A while ago Mateja portrayed an oak leaf that I brought from Rožnik, for a booklet dedicated to this hill. The portrait of an oak leaf was thus made an ornate initial for the book and for the area – the forest – where the old oak had been growing. Before the book was launched, the oak was cut down, its mighty trunk having been seemingly threatening to the walkers-by. To make the nonsense even greater, they only cut the branches of the oak, whereas its trunk-cadaver was left to mark the entrance into Tivoli, Rožnik and Šišenski hrib nature park, a sad propylaeum of our time. The leaf drawn masterly to the last detail testifies to the tree that is no more, and thereby to the nonsense and ignorance that fails to distinguish between depiction and distortion, between the skills of a master and the poverty of cupidity.

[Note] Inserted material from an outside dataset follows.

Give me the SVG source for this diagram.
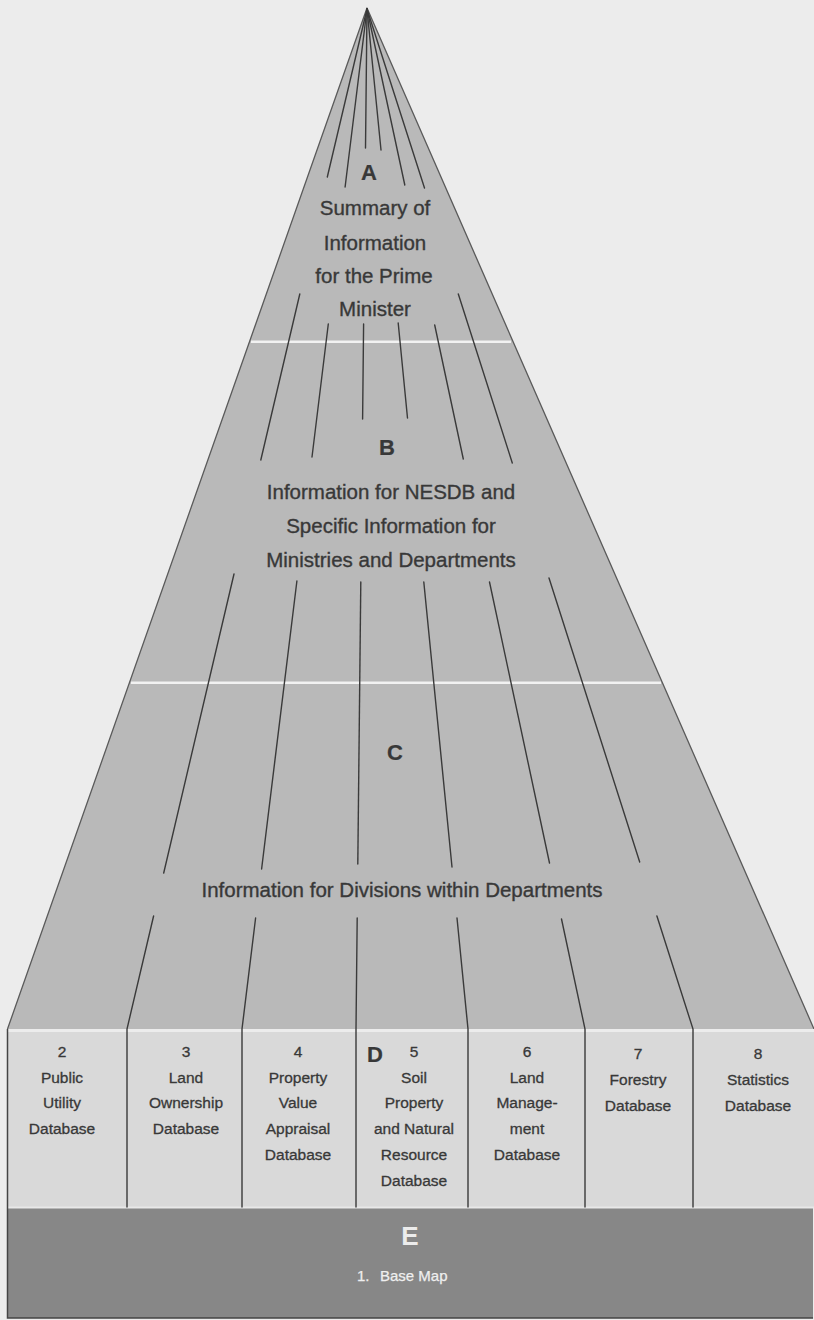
<svg xmlns="http://www.w3.org/2000/svg" width="814" height="1320" viewBox="0 0 814 1320">
<style>
.t{font-family:"Liberation Sans",Arial,sans-serif;fill:#383838;text-anchor:middle;stroke:#383838;stroke-width:0.35}
.body{font-size:20.5px}
.big{font-size:22px;font-weight:bold;stroke-width:0.2}
.cell{font-size:15.5px;stroke-width:0.3}
.ray{stroke:#3a3a3a;stroke-width:1.4;fill:none;stroke-linecap:round}
.sep{stroke:#f2f2f2;stroke-width:2.5}
</style>
<rect width="814" height="1320" fill="#ececec"/>
<g id="pyramid">
<polygon points="367,8 814,1029 7.5,1029" fill="#b9b9b9"/>
<polyline points="7.5,1029 367,8 814,1029" fill="none" stroke="#5a5a5a" stroke-width="1.3" stroke-linejoin="round"/>
<line class="sep" x1="251" y1="341.7" x2="511" y2="341.7"/>
<line class="sep" x1="131" y1="682.7" x2="661" y2="682.7"/>
</g>
<g id="tier-A">
<text class="t big" x="369" y="179.5">A</text>
<text class="t body" x="375" y="215">Summary of</text>
<text class="t body" x="375" y="249.5">Information</text>
<text class="t body" x="374" y="283">for the Prime</text>
<text class="t body" x="375" y="316">Minister</text>
</g>
<g id="tier-B">
<text class="t big" x="387" y="455">B</text>
<text class="t body" x="391" y="498.5">Information for NESDB and</text>
<text class="t body" x="391" y="533">Specific Information for</text>
<text class="t body" x="391" y="566.5">Ministries and Departments</text>
</g>
<g id="tier-C">
<text class="t big" x="395" y="760">C</text>
<text class="t body" x="402" y="897">Information for Divisions within Departments</text>
</g>
<g id="tier-D">
<rect x="7.5" y="1029" width="806.5" height="178" fill="#d9d9d9"/>
<line x1="8" y1="1030.5" x2="814" y2="1030.5" stroke="#ececec" stroke-width="3"/>
<text class="t big" x="367" y="1061.5" style="text-anchor:start">D</text>
<g id="db-2"><text class="t cell" x="62" y="1057">2</text><text class="t cell" x="62" y="1082.5">Public</text><text class="t cell" x="62" y="1108">Utility</text><text class="t cell" x="62" y="1134">Database</text></g>
<g id="db-3"><text class="t cell" x="186" y="1057">3</text><text class="t cell" x="186" y="1082.5">Land</text><text class="t cell" x="186" y="1108">Ownership</text><text class="t cell" x="186" y="1134">Database</text></g>
<g id="db-4"><text class="t cell" x="298" y="1057">4</text><text class="t cell" x="298" y="1082.5">Property</text><text class="t cell" x="298" y="1108">Value</text><text class="t cell" x="298" y="1134">Appraisal</text><text class="t cell" x="298" y="1160">Database</text></g>
<g id="db-5"><text class="t cell" x="414" y="1057">5</text><text class="t cell" x="414" y="1082.5">Soil</text><text class="t cell" x="414" y="1108">Property</text><text class="t cell" x="414" y="1134">and Natural</text><text class="t cell" x="414" y="1160">Resource</text><text class="t cell" x="414" y="1186">Database</text></g>
<g id="db-6"><text class="t cell" x="527" y="1057">6</text><text class="t cell" x="527" y="1082.5">Land</text><text class="t cell" x="527" y="1108">Manage-</text><text class="t cell" x="527" y="1134">ment</text><text class="t cell" x="527" y="1160">Database</text></g>
<g id="db-7"><text class="t cell" x="638" y="1059">7</text><text class="t cell" x="638" y="1085">Forestry</text><text class="t cell" x="638" y="1111">Database</text></g>
<g id="db-8"><text class="t cell" x="758" y="1059">8</text><text class="t cell" x="758" y="1085">Statistics</text><text class="t cell" x="758" y="1111">Database</text></g>
</g>
<g id="tier-E">
<rect x="7.5" y="1207" width="805.5" height="111" fill="#878787"/>
<line x1="8" y1="1207.5" x2="814" y2="1207.5" stroke="#e8e8e8" stroke-width="2"/>
<text x="410" y="1245" style="font-family:'Liberation Sans',Arial,sans-serif;font-size:26px;font-weight:bold;fill:#ececec;text-anchor:middle">E</text>
<text x="357" y="1281" style="font-family:'Liberation Sans',Arial,sans-serif;font-size:15px;fill:#efefef;stroke:#efefef;stroke-width:0.25">1.<tspan x="380">Base Map</tspan></text>
</g>
<g id="frame">
<polyline points="7.5,1029 7.5,1318 813,1318" fill="none" stroke="#444" stroke-width="1.5"/>
</g>
<g id="connectors">
<line class="ray" x1="367" y1="9" x2="327.3" y2="177"/>
<line class="ray" x1="367" y1="9" x2="345.1" y2="187"/>
<line class="ray" x1="367" y1="9" x2="365.5" y2="148"/>
<line class="ray" x1="367" y1="9" x2="381" y2="150"/>
<line class="ray" x1="367" y1="9" x2="404.8" y2="185"/>
<line class="ray" x1="367" y1="9" x2="424.5" y2="188"/>
<line class="ray" x1="299.8" y1="294" x2="260.8" y2="460"/>
<line class="ray" x1="328.3" y1="324" x2="312" y2="457"/>
<line class="ray" x1="363.6" y1="324" x2="362.6" y2="419"/>
<line class="ray" x1="398.2" y1="323" x2="407.5" y2="418"/>
<line class="ray" x1="434.7" y1="325" x2="463.3" y2="459"/>
<line class="ray" x1="458.3" y1="294" x2="512.3" y2="463"/>
<line class="ray" x1="234" y1="574" x2="163.7" y2="873"/>
<line class="ray" x1="296.9" y1="581" x2="261.6" y2="869"/>
<line class="ray" x1="360.8" y1="582" x2="357.8" y2="864"/>
<line class="ray" x1="423.8" y1="582" x2="452" y2="867"/>
<line class="ray" x1="489.5" y1="582" x2="549.5" y2="863"/>
<line class="ray" x1="549" y1="578" x2="639.7" y2="862"/>
<polyline class="ray" points="153.6,916 127,1029 127,1207"/>
<polyline class="ray" points="255.6,918 242,1029 242,1207"/>
<polyline class="ray" points="357.2,918 356,1029 356,1207"/>
<polyline class="ray" points="457,918 468,1029 468,1207"/>
<polyline class="ray" points="561.5,919 585,1029 585,1207"/>
<polyline class="ray" points="656.9,916 693,1029 693,1207"/>
</g>
</svg>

Mateja’s forest is a forest of colour and of relaxed play. There is nothing enchanted in it, only the charm of light shining through the branches, catching in circles of colour reminding of modern times’ George’s shields. There is no shadow of evil hiding behind them; passing is part of the circle of life, it is the announcement of a new birth and renewal. Having left his house together with a rich collection of art and documentation to his nation and to Slovenian fine artists, Fran Vesel believed in such light as was discovered by his contemporaries in the colours of spring, shining in the works of Ivan Cankar, being caught in photographs by Vesel himself – to preserve it not only as depiction but as an act and activity.